Food for Thinkers: Why We Don't Need Any More Anonymous Critics

Anonymous food critics, come out of hiding! Food is too important an issue for our smartest voices to lurk in the shadows.

Late last year, Los Angeles's food world was upended when the veteran Los Angeles Times critic S. Irene Virbila went out to dinner. After 45 minutes of waiting for a table at a buzzy, busy new restaurant, she was approached by one of the restaurant's young partners, but he was not there to seat her party of four. Instead, he snapped a rather unflattering, red-eyed photo of her, dismissed her from the restaurant, then triumphantly posted the image along with a disapproving rant about her writing on their website. In 16 years of being the Times's critic, Virbila had not once had such a photo taken, yet in a single moment, her anonymity had been snatched out from under her. She had been, as the Times dramatically put it, "unmasked."

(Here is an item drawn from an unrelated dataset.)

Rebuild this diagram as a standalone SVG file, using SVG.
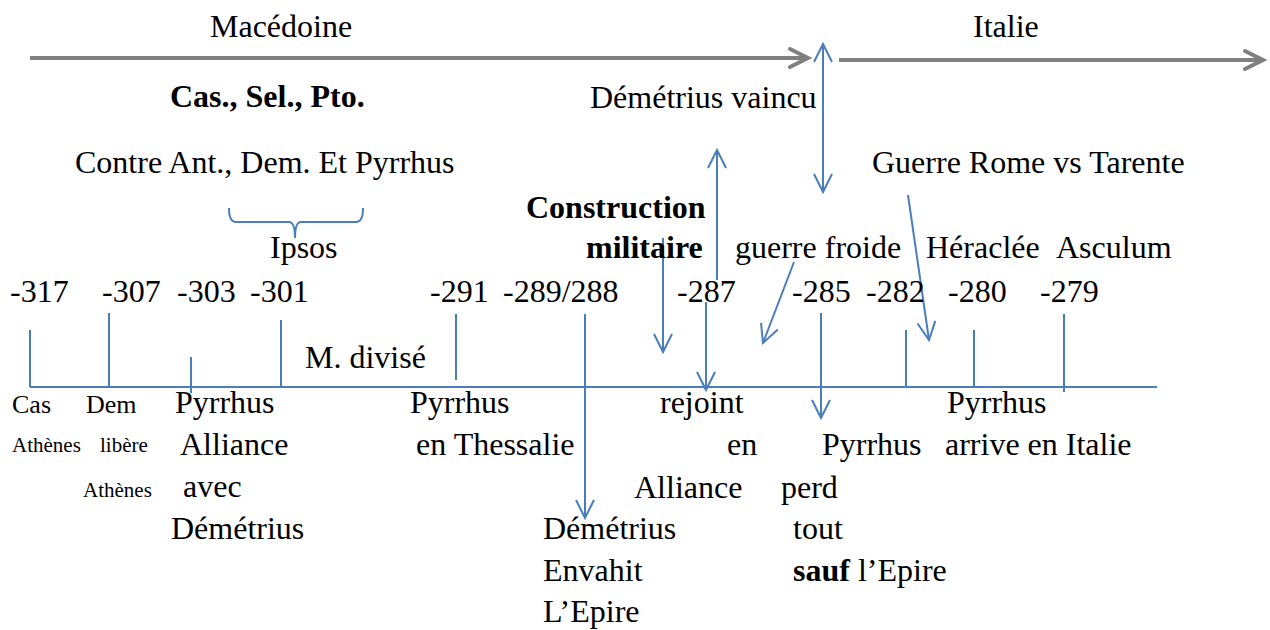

When a surreptitious camera phone can plaster someone's photo across a Facebook page before they've handed their keys to the valet, it sounds ridiculous that any critic would attempt to retain their anonymity. Last year, The New York Times critic Sam Sifton was followed by the blog Eater after he mentioned via Twitter he was leaving the office to go purchase KFC's poultry abomination, the Double Down. The photos of him eating it were posted promptly, as was Sifton's "review" where he noted the "geek paparrazzi" hiding in Herald Square's landscaping.